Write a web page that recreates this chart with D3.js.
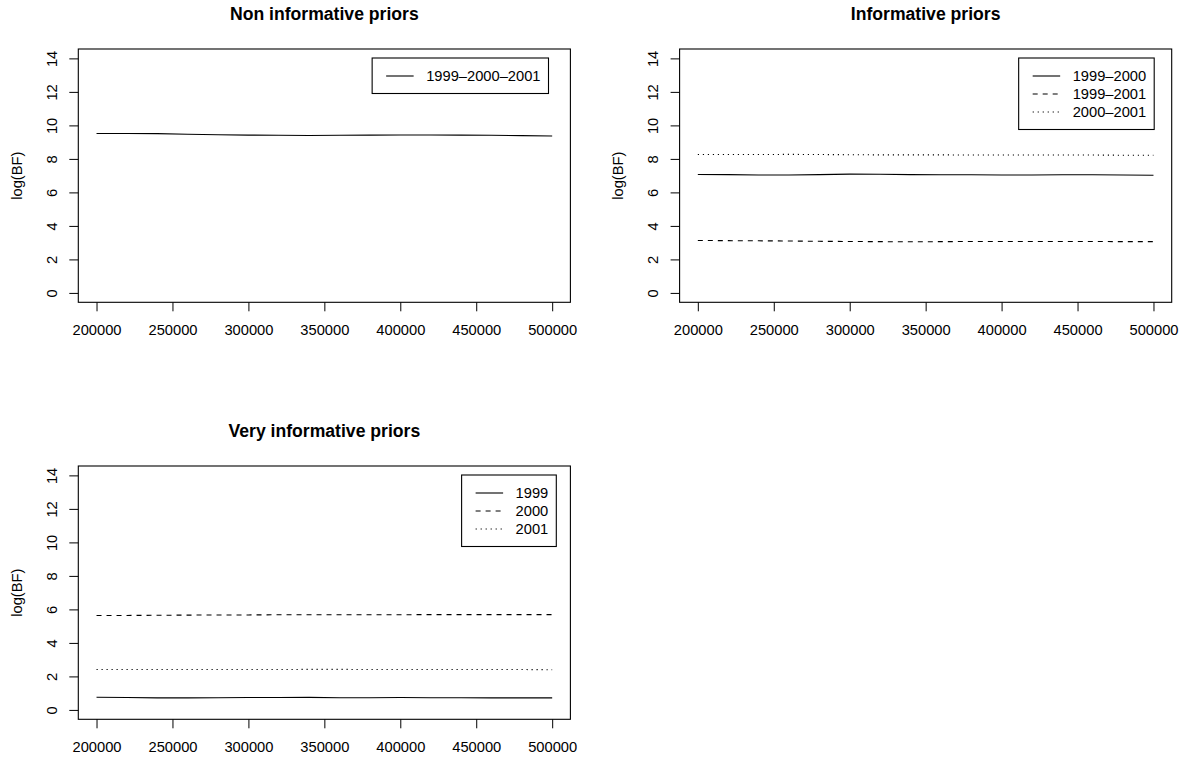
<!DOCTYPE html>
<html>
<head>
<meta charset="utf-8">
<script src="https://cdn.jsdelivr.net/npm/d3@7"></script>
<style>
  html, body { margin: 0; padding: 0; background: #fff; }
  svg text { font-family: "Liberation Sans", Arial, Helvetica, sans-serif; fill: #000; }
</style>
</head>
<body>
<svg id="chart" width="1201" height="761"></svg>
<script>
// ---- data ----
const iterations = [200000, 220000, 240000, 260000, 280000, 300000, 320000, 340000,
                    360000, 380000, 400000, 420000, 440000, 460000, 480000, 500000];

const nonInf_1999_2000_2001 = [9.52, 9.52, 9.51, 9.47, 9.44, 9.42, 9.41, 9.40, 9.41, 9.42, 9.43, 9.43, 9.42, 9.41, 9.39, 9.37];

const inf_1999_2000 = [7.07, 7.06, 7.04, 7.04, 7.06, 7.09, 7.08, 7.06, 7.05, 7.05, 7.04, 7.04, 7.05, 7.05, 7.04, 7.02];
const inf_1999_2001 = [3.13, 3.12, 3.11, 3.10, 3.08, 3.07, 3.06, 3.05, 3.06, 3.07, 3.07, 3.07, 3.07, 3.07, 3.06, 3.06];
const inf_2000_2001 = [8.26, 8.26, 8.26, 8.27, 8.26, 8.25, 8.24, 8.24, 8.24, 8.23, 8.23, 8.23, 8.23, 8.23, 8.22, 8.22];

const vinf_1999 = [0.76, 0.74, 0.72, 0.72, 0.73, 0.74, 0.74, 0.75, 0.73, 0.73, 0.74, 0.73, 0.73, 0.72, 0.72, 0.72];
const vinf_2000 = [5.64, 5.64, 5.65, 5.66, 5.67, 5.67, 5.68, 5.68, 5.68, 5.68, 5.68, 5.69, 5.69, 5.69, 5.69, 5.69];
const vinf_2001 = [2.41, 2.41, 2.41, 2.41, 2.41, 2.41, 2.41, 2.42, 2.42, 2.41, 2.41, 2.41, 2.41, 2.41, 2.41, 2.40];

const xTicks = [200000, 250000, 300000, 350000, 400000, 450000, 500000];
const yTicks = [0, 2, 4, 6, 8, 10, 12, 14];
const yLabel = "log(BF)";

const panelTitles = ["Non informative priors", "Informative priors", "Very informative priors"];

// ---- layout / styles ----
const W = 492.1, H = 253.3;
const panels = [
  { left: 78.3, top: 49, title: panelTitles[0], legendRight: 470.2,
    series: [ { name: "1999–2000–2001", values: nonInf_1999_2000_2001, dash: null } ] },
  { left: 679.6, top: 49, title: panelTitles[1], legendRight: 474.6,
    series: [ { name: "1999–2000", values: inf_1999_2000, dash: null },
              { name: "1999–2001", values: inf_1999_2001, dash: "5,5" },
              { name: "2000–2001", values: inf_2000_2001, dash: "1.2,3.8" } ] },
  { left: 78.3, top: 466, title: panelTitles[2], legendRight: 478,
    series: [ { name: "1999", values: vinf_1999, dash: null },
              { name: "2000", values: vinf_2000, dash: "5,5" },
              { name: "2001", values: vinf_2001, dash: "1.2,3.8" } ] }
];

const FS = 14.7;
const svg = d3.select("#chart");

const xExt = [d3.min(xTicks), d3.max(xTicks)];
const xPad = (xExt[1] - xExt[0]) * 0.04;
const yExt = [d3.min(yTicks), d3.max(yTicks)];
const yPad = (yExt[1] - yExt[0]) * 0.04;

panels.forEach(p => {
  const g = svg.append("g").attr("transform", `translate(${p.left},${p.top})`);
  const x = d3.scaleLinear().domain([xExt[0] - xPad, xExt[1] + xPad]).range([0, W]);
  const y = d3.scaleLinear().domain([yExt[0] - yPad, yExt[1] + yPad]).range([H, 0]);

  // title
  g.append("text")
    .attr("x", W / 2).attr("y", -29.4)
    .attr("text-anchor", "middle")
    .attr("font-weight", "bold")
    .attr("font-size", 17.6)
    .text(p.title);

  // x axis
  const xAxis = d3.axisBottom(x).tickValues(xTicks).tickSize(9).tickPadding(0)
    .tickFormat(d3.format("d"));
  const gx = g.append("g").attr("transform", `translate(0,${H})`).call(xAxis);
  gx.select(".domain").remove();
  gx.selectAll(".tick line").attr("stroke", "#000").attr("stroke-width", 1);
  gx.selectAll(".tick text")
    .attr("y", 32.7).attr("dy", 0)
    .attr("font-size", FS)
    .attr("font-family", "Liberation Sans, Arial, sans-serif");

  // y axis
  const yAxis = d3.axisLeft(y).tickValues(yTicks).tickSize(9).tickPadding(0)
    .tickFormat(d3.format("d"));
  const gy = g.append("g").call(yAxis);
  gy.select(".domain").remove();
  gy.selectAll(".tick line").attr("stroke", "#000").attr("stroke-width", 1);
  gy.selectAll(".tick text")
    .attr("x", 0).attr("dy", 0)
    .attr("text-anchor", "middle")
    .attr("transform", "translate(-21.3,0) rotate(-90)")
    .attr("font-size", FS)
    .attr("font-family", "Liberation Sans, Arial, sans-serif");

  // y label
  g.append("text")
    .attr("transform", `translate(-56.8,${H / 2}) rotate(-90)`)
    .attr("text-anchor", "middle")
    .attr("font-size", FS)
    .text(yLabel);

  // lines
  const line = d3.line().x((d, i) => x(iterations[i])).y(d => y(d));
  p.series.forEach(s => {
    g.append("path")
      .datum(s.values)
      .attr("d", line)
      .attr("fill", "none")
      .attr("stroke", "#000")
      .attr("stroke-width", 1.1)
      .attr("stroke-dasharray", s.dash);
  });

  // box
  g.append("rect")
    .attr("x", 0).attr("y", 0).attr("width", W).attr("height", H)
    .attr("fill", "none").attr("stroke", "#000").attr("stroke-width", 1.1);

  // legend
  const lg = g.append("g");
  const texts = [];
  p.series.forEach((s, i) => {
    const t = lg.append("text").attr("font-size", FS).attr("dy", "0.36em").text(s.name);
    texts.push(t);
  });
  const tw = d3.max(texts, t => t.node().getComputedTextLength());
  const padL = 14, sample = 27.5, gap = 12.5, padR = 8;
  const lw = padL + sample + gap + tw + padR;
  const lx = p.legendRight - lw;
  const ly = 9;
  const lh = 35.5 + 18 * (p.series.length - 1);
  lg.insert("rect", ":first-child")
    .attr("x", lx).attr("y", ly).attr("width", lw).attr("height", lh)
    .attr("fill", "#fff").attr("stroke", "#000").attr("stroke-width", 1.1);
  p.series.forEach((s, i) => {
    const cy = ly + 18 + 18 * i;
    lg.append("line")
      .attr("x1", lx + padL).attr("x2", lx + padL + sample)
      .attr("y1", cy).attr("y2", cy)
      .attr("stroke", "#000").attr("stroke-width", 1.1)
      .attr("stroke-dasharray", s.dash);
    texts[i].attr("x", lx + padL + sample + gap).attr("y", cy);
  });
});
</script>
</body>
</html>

» Problem description
Leave out all pictures, then copy the remaining material exactly.

» Exercise solution
Write a web page that recreates this chart with D3.js.
<!DOCTYPE html>
<html>
<head>
<meta charset="utf-8">
<script src="https://cdn.jsdelivr.net/npm/d3@7"></script>
<style>
  html, body { margin: 0; padding: 0; background: #fff; }
  svg text { font-family: "Liberation Sans", Arial, Helvetica, sans-serif; fill: #000; }
</style>
</head>
<body>
<svg id="chart" width="1201" height="761"></svg>
<script>
// ---- data ----
const iterations = [200000, 220000, 240000, 260000, 280000, 300000, 320000, 340000,
                    360000, 380000, 400000, 420000, 440000, 460000, 480000, 500000];

const nonInf_1999_2000_2001 = [9.52, 9.52, 9.51, 9.47, 9.44, 9.42, 9.41, 9.40, 9.41, 9.42, 9.43, 9.43, 9.42, 9.41, 9.39, 9.37];

const inf_1999_2000 = [7.07, 7.06, 7.04, 7.04, 7.06, 7.09, 7.08, 7.06, 7.05, 7.05, 7.04, 7.04, 7.05, 7.05, 7.04, 7.02];
const inf_1999_2001 = [3.13, 3.12, 3.11, 3.10, 3.08, 3.07, 3.06, 3.05, 3.06, 3.07, 3.07, 3.07, 3.07, 3.07, 3.06, 3.06];
const inf_2000_2001 = [8.26, 8.26, 8.26, 8.27, 8.26, 8.25, 8.24, 8.24, 8.24, 8.23, 8.23, 8.23, 8.23, 8.23, 8.22, 8.22];

const vinf_1999 = [0.76, 0.74, 0.72, 0.72, 0.73, 0.74, 0.74, 0.75, 0.73, 0.73, 0.74, 0.73, 0.73, 0.72, 0.72, 0.72];
const vinf_2000 = [5.64, 5.64, 5.65, 5.66, 5.67, 5.67, 5.68, 5.68, 5.68, 5.68, 5.68, 5.69, 5.69, 5.69, 5.69, 5.69];
const vinf_2001 = [2.41, 2.41, 2.41, 2.41, 2.41, 2.41, 2.41, 2.42, 2.42, 2.41, 2.41, 2.41, 2.41, 2.41, 2.41, 2.40];

const xTicks = [200000, 250000, 300000, 350000, 400000, 450000, 500000];
const yTicks = [0, 2, 4, 6, 8, 10, 12, 14];
const yLabel = "log(BF)";

const panelTitles = ["Non informative priors", "Informative priors", "Very informative priors"];

// ---- layout / styles ----
const W = 492.1, H = 253.3;
const panels = [
  { left: 78.3, top: 49, title: panelTitles[0], legendRight: 470.2,
    series: [ { name: "1999–2000–2001", values: nonInf_1999_2000_2001, dash: null } ] },
  { left: 679.6, top: 49, title: panelTitles[1], legendRight: 474.6,
    series: [ { name: "1999–2000", values: inf_1999_2000, dash: null },
              { name: "1999–2001", values: inf_1999_2001, dash: "5,5" },
              { name: "2000–2001", values: inf_2000_2001, dash: "1.2,3.8" } ] },
  { left: 78.3, top: 466, title: panelTitles[2], legendRight: 478,
    series: [ { name: "1999", values: vinf_1999, dash: null },
              { name: "2000", values: vinf_2000, dash: "5,5" },
              { name: "2001", values: vinf_2001, dash: "1.2,3.8" } ] }
];

const FS = 14.7;
const svg = d3.select("#chart");

const xExt = [d3.min(xTicks), d3.max(xTicks)];
const xPad = (xExt[1] - xExt[0]) * 0.04;
const yExt = [d3.min(yTicks), d3.max(yTicks)];
const yPad = (yExt[1] - yExt[0]) * 0.04;

panels.forEach(p => {
  const g = svg.append("g").attr("transform", `translate(${p.left},${p.top})`);
  const x = d3.scaleLinear().domain([xExt[0] - xPad, xExt[1] + xPad]).range([0, W]);
  const y = d3.scaleLinear().domain([yExt[0] - yPad, yExt[1] + yPad]).range([H, 0]);

  // title
  g.append("text")
    .attr("x", W / 2).attr("y", -29.4)
    .attr("text-anchor", "middle")
    .attr("font-weight", "bold")
    .attr("font-size", 17.6)
    .text(p.title);

  // x axis
  const xAxis = d3.axisBottom(x).tickValues(xTicks).tickSize(9).tickPadding(0)
    .tickFormat(d3.format("d"));
  const gx = g.append("g").attr("transform", `translate(0,${H})`).call(xAxis);
  gx.select(".domain").remove();
  gx.selectAll(".tick line").attr("stroke", "#000").attr("stroke-width", 1);
  gx.selectAll(".tick text")
    .attr("y", 32.7).attr("dy", 0)
    .attr("font-size", FS)
    .attr("font-family", "Liberation Sans, Arial, sans-serif");

  // y axis
  const yAxis = d3.axisLeft(y).tickValues(yTicks).tickSize(9).tickPadding(0)
    .tickFormat(d3.format("d"));
  const gy = g.append("g").call(yAxis);
  gy.select(".domain").remove();
  gy.selectAll(".tick line").attr("stroke", "#000").attr("stroke-width", 1);
  gy.selectAll(".tick text")
    .attr("x", 0).attr("dy", 0)
    .attr("text-anchor", "middle")
    .attr("transform", "translate(-21.3,0) rotate(-90)")
    .attr("font-size", FS)
    .attr("font-family", "Liberation Sans, Arial, sans-serif");

  // y label
  g.append("text")
    .attr("transform", `translate(-56.8,${H / 2}) rotate(-90)`)
    .attr("text-anchor", "middle")
    .attr("font-size", FS)
    .text(yLabel);

  // lines
  const line = d3.line().x((d, i) => x(iterations[i])).y(d => y(d));
  p.series.forEach(s => {
    g.append("path")
      .datum(s.values)
      .attr("d", line)
      .attr("fill", "none")
      .attr("stroke", "#000")
      .attr("stroke-width", 1.1)
      .attr("stroke-dasharray", s.dash);
  });

  // box
  g.append("rect")
    .attr("x", 0).attr("y", 0).attr("width", W).attr("height", H)
    .attr("fill", "none").attr("stroke", "#000").attr("stroke-width", 1.1);

  // legend
  const lg = g.append("g");
  const texts = [];
  p.series.forEach((s, i) => {
    const t = lg.append("text").attr("font-size", FS).attr("dy", "0.36em").text(s.name);
    texts.push(t);
  });
  const tw = d3.max(texts, t => t.node().getComputedTextLength());
  const padL = 14, sample = 27.5, gap = 12.5, padR = 8;
  const lw = padL + sample + gap + tw + padR;
  const lx = p.legendRight - lw;
  const ly = 9;
  const lh = 35.5 + 18 * (p.series.length - 1);
  lg.insert("rect", ":first-child")
    .attr("x", lx).attr("y", ly).attr("width", lw).attr("height", lh)
    .attr("fill", "#fff").attr("stroke", "#000").attr("stroke-width", 1.1);
  p.series.forEach((s, i) => {
    const cy = ly + 18 + 18 * i;
    lg.append("line")
      .attr("x1", lx + padL).attr("x2", lx + padL + sample)
      .attr("y1", cy).attr("y2", cy)
      .attr("stroke", "#000").attr("stroke-width", 1.1)
      .attr("stroke-dasharray", s.dash);
    texts[i].attr("x", lx + padL + sample + gap).attr("y", cy);
  });
});
</script>
</body>
</html>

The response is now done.